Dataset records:
^^^^
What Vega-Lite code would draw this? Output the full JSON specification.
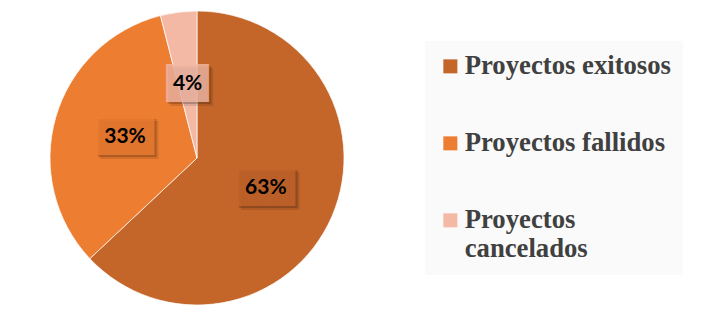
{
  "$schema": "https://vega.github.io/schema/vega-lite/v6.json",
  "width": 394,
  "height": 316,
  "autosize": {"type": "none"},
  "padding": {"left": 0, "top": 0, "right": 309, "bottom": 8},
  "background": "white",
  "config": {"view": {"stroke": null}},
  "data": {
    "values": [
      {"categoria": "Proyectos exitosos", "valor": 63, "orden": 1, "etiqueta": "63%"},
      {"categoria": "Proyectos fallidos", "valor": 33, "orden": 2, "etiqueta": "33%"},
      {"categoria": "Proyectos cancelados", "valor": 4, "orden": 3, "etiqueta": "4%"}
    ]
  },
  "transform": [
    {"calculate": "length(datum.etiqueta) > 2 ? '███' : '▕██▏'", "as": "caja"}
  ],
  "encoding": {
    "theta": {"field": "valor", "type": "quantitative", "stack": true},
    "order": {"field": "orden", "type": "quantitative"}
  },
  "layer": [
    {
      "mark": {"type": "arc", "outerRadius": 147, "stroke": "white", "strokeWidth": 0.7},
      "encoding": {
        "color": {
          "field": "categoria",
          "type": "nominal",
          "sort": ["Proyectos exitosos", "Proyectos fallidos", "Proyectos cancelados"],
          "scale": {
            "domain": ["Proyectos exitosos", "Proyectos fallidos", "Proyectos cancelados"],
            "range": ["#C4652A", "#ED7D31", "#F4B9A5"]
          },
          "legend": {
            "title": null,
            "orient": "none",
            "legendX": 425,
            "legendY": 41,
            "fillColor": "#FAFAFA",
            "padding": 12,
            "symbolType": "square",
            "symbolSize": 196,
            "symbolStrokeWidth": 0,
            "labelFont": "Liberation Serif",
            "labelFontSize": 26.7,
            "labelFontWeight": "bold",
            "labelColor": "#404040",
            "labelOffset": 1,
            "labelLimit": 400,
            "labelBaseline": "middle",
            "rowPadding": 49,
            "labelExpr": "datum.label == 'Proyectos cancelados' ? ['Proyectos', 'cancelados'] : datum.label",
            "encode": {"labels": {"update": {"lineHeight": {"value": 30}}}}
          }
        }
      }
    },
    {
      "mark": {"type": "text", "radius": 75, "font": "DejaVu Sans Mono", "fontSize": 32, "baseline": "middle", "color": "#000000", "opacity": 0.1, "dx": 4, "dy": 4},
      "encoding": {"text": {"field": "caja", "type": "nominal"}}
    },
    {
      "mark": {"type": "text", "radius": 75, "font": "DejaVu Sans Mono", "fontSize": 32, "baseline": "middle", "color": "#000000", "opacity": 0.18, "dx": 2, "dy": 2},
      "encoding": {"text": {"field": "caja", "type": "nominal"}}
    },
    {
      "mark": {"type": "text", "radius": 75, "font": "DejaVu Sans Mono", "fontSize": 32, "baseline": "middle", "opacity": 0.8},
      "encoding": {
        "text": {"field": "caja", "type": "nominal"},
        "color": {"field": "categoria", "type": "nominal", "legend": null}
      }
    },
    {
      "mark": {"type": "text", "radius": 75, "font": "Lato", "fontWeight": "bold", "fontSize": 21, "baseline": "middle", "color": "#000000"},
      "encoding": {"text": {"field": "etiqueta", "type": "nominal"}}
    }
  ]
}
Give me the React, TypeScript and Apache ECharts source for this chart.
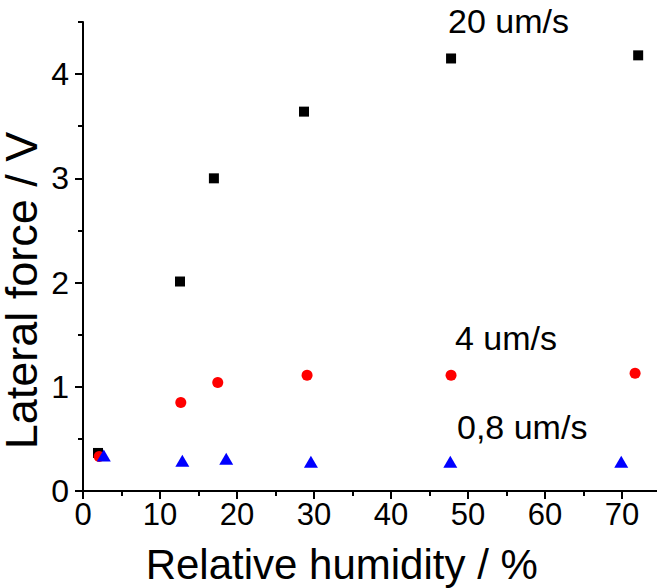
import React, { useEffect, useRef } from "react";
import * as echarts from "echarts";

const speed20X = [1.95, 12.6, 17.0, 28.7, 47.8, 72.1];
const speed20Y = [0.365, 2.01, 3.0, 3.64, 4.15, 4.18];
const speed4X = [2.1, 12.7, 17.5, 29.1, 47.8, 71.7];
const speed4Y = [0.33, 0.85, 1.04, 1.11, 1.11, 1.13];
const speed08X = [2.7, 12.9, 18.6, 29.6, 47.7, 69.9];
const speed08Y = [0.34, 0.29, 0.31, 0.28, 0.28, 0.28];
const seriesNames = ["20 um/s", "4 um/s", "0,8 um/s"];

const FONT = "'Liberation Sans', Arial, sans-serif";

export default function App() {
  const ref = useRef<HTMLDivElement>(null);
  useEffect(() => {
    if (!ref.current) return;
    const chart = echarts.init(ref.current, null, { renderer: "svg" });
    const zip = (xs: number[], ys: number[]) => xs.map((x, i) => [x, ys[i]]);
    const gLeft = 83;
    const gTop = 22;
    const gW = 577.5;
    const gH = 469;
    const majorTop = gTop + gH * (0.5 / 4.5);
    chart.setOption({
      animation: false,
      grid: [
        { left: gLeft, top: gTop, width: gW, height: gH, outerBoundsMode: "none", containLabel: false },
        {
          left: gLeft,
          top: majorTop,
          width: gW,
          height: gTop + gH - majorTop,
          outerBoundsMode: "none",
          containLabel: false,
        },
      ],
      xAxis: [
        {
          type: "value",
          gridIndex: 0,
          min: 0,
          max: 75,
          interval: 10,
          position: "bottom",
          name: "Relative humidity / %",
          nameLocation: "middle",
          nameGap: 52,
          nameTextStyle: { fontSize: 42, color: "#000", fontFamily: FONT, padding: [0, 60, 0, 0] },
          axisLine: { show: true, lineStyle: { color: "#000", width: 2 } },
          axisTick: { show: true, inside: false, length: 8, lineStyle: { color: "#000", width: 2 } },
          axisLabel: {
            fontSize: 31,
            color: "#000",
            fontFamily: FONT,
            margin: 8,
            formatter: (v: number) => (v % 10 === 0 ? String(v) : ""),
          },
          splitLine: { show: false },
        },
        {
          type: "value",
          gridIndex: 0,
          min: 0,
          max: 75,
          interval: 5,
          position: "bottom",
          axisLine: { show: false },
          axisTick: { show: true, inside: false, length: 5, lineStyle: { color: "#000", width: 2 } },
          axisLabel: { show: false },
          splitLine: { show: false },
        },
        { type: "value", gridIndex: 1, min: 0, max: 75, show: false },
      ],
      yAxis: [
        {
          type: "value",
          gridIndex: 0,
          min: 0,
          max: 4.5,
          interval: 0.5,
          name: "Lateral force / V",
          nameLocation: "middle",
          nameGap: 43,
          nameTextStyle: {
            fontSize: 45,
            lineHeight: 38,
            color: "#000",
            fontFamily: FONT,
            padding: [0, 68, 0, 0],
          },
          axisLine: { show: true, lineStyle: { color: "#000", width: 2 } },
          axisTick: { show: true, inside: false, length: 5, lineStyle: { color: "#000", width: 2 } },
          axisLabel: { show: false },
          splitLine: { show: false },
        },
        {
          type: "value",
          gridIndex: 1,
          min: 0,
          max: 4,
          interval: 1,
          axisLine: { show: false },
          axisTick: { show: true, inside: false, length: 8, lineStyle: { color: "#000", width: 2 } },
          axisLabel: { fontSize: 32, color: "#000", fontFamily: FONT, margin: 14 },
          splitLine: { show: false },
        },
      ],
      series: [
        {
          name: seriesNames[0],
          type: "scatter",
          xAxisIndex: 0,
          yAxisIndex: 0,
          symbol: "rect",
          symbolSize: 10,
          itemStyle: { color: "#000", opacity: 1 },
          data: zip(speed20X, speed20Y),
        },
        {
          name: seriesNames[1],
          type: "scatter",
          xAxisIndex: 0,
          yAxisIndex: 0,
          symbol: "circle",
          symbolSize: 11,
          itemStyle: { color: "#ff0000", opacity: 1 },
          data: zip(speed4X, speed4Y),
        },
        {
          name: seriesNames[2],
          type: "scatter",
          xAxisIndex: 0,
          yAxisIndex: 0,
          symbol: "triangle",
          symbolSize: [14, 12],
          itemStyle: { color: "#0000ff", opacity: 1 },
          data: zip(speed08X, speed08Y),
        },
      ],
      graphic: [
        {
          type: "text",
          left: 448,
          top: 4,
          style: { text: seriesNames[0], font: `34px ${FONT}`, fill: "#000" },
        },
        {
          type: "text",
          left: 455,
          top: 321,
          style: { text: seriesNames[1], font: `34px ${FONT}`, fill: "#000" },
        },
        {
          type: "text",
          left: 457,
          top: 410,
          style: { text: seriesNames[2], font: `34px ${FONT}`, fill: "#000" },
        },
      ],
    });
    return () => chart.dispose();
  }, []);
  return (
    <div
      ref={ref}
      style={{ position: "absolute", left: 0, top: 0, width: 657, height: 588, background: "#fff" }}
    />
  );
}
^^^^
What to do: Copy out the lines that hold "this".

Exercise result:
What Vega-Lite code would draw this? Output the full JSON specification.
Give me the React, TypeScript and Apache ECharts source for this chart.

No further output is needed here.